Julia Virat - Femina Ocean Challenge Equinoxe - A moins de 700 milles de l’arrivée

«Les jours se suivent, ne se ressemblent pas, et un flou géant s’est emparé du temps, ce qui fait que je ne sais plus trop où on en était restées…

Je crois que nous nous apprêtions à nous faire piétiner par la dépression. Elle a effectivement fait son job, on a passé plus de 24h dans des conditions solides, 30-35 nœuds au près dans une mer formée et croisée, bref, dégueu quoi !.

Le bateau et nous étions prêts, mais on a évidemment subi et comme toujours dans ces conditions, les ennuis sont vite apparus !

Suite à ces 2 jours bien sportifs, on essaye de récupérer un peu de la fatigue.

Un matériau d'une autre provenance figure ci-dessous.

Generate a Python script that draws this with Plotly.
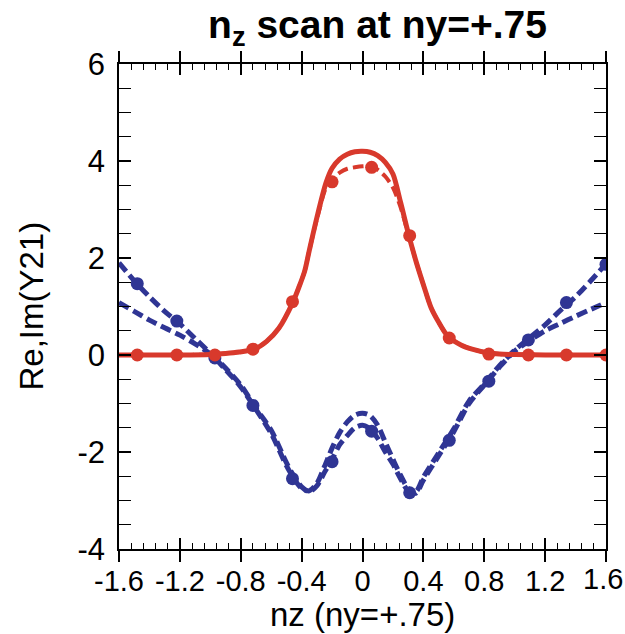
import plotly.graph_objects as go

# --- data ---
nz_re = [-1.6, -1.2, -1.0, -0.9, -0.81, -0.71, -0.63, -0.55, -0.46, -0.42, -0.38, -0.35, -0.3, -0.24, -0.2, -0.15,
         -0.1, -0.05, 0.0, 0.05, 0.1, 0.15, 0.2, 0.25, 0.3, 0.35, 0.4, 0.45, 0.5, 0.56, 0.65, 0.72, 0.83, 0.9, 1.0, 1.2, 1.6]
re_solid = [0.0, 0.0, 0.01, 0.03, 0.06, 0.12, 0.28, 0.55, 1.07, 1.38, 1.73, 2.15, 2.83, 3.55, 3.85, 4.04,
            4.14, 4.19, 4.2, 4.18, 4.11, 3.97, 3.73, 3.15, 2.52, 1.95, 1.45, 0.98, 0.68, 0.39, 0.2, 0.12, 0.04, 0.02, 0.01, 0.0, 0.0]
re_dash = [0.0, 0.0, 0.01, 0.03, 0.06, 0.12, 0.28, 0.55, 1.07, 1.38, 1.73, 2.15, 2.8, 3.45, 3.62, 3.76,
           3.84, 3.87, 3.89, 3.89, 3.82, 3.68, 3.45, 3.05, 2.5, 1.95, 1.45, 0.98, 0.68, 0.39, 0.2, 0.12, 0.04, 0.02, 0.01, 0.0, 0.0]

nz_im = [-1.6, -1.5, -1.4, -1.3, -1.2, -1.1, -1.0, -0.9, -0.8, -0.7, -0.6, -0.5, -0.45, -0.4, -0.35, -0.3,
         -0.25, -0.2, -0.15, -0.1, -0.05, 0.0, 0.05, 0.1, 0.15, 0.2, 0.25, 0.3, 0.35, 0.4, 0.5, 0.6, 0.7,
         0.8, 0.9, 1.0, 1.1, 1.2, 1.3, 1.4, 1.5, 1.6]
im_a = [1.9, 1.53, 1.2, 0.9, 0.64, 0.34, 0.04, -0.27, -0.62, -1.1, -1.55, -2.22, -2.5, -2.72, -2.82, -2.7,
        -2.42, -2.15, -1.85, -1.66, -1.5, -1.45, -1.52, -1.72, -2.0, -2.25, -2.55, -2.8, -2.82, -2.52, -2.02, -1.52, -0.95,
        -0.6, -0.22, 0.1, 0.36, 0.62, 0.92, 1.2, 1.53, 1.88]
im_b = [1.08, 0.9, 0.72, 0.56, 0.41, 0.23, 0.02, -0.3, -0.66, -1.12, -1.62, -2.28, -2.55, -2.75, -2.8, -2.65,
        -2.3, -1.92, -1.6, -1.38, -1.24, -1.2, -1.25, -1.45, -1.8, -2.15, -2.48, -2.75, -2.85, -2.58, -2.08, -1.58, -1.0,
        -0.62, -0.25, 0.08, 0.3, 0.5, 0.65, 0.8, 0.94, 1.08]

nz_pts = [-1.48, -1.22, -0.97, -0.72, -0.46, -0.2, 0.06, 0.31, 0.57, 0.83, 1.09, 1.34, 1.6]
re_pts = [0.0, 0.0, 0.0, 0.12, 1.1, 3.57, 3.87, 2.46, 0.35, 0.02, 0.0, 0.0, 0.0]
im_pts = [1.47, 0.7, -0.06, -1.04, -2.55, -2.2, -1.57, -2.84, -1.76, -0.54, 0.31, 1.08, 1.87]

x_ticks = [-1.6, -1.2, -0.8, -0.4, 0, 0.4, 0.8, 1.2, 1.6]
x_labels = ["-1.6", "-1.2", "-0.8", "-0.4", "0", "0.4", "0.8", "1.2", "1.6"]
y_ticks = [-4, -2, 0, 2, 4, 6]
y_labels = ["-4", "-2", "0", "2", "4", "6"]

RED = "#d8392c"
BLUE = "#2f3594"
FONT = "Liberation Sans, Arial, sans-serif"

ML, MR, MT, MB = 119, 19, 64, 85
PH = 634 - MT - MB

fig = go.Figure()
fig.add_trace(go.Scatter(x=nz_im, y=im_a, mode="lines", line=dict(color=BLUE, width=5, dash="11px,5px", shape="spline", smoothing=0.8)))
fig.add_trace(go.Scatter(x=nz_im, y=im_b, mode="lines", line=dict(color=BLUE, width=5, dash="11px,5px", shape="spline", smoothing=0.8)))
fig.add_trace(go.Scatter(x=nz_re, y=re_dash, mode="lines", line=dict(color=RED, width=4, dash="11px,5px", shape="spline", smoothing=0.8)))
fig.add_trace(go.Scatter(x=nz_re, y=re_solid, mode="lines", line=dict(color=RED, width=5, shape="spline", smoothing=0.8)))
fig.add_trace(go.Scatter(x=nz_pts, y=im_pts, mode="markers", marker=dict(color=BLUE, size=13)))
fig.add_trace(go.Scatter(x=nz_pts, y=re_pts, mode="markers", marker=dict(color=RED, size=13)))

# overlay axis to draw the outside halves of the major x ticks
fig.add_trace(go.Scatter(x=[-1.6, 1.6], y=[0, 0], xaxis="x2", mode="lines", line=dict(width=0), hoverinfo="skip"))

# last x tick label is drawn as an annotation so it does not push the right margin
shown_labels = x_labels[:-1] + [""]

fig.update_layout(
    width=625, height=634,
    margin=dict(l=ML, r=MR, t=MT, b=MB),
    paper_bgcolor="white", plot_bgcolor="white",
    showlegend=False,
    font=dict(family=FONT, size=30, color="black"),
    title=dict(text="<b>n<sub>z</sub> scan at ny=+.75</b>", x=0.604, xref="container", xanchor="center",
               y=1 - 11 / 634, yref="container", yanchor="top", font=dict(family=FONT, size=39, color="black")),
    xaxis=dict(range=[-1.6, 1.6], tickvals=x_ticks, ticktext=shown_labels, ticks="inside", ticklen=11, tickwidth=1.5,
               tickcolor="black", showline=True, linecolor="black", linewidth=1.5, mirror="allticks",
               showgrid=False, zeroline=False, ticklabelstandoff=5,
               minor=dict(dtick=0.08, tick0=-1.6, ticks="inside", ticklen=6, tickwidth=1, tickcolor="black"),
               tickfont=dict(size=29)),
    xaxis2=dict(range=[-1.6, 1.6], overlaying="x", side="bottom", tickvals=x_ticks, ticks="outside", ticklen=12,
                tickwidth=1.5, tickcolor="black", showticklabels=False, showline=False, mirror="allticks",
                showgrid=False, zeroline=False),
    yaxis=dict(range=[-4, 6], tickvals=y_ticks, ticktext=y_labels, ticks="inside", ticklen=12, tickwidth=1.5,
               tickcolor="black", showline=True, linecolor="black", linewidth=1.5, mirror="allticks",
               showgrid=False, zeroline=False, ticklabelstandoff=6, ticklabeloverflow="allow",
               minor=dict(dtick=0.5, ticks="inside", ticklen=7, tickwidth=1, tickcolor="black"),
               tickfont=dict(size=31)),
    annotations=[
        dict(text=x_labels[-1], x=x_ticks[-1], xref="x", xanchor="center", xshift=-3,
             y=-(579 - (MT + PH)) / PH, yref="paper", yanchor="middle", showarrow=False,
             font=dict(family=FONT, size=29, color="black")),
        dict(text="nz (ny=+.75)", x=0.5, xref="paper", y=-(594 - (MT + PH)) / PH, yref="paper", yanchor="top",
             showarrow=False, font=dict(family=FONT, size=33, color="black")),
        dict(text="Re,Im(Y21)", x=(31 - ML) / (625 - ML - MR), xref="paper", xanchor="center", y=0.5, yref="paper",
             showarrow=False, textangle=-90, font=dict(family=FONT, size=33, color="black")),
    ],
)

fig.write_html("out.html")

Le bateau tangue et roule car la mer est toujours agitée par cette houle désordonnée, et le vent n’est plus assez fort pour nous permettre d’avoir le dessus. Je suis en train de recevoir le fichier Grib salvateur et je vais pouvoir repasser tout mon temps sur l’ordi à faire des calculs d’apothicaire. Solène, qui s’est blessée vers St-Pierre-et-Miquelon (fracture coccyx + 1 côte) gère super bien : elle arrive à manœuvrer en serrant les dents, et je crois qu’elle va être bien contente que les conditions s’apaisent.»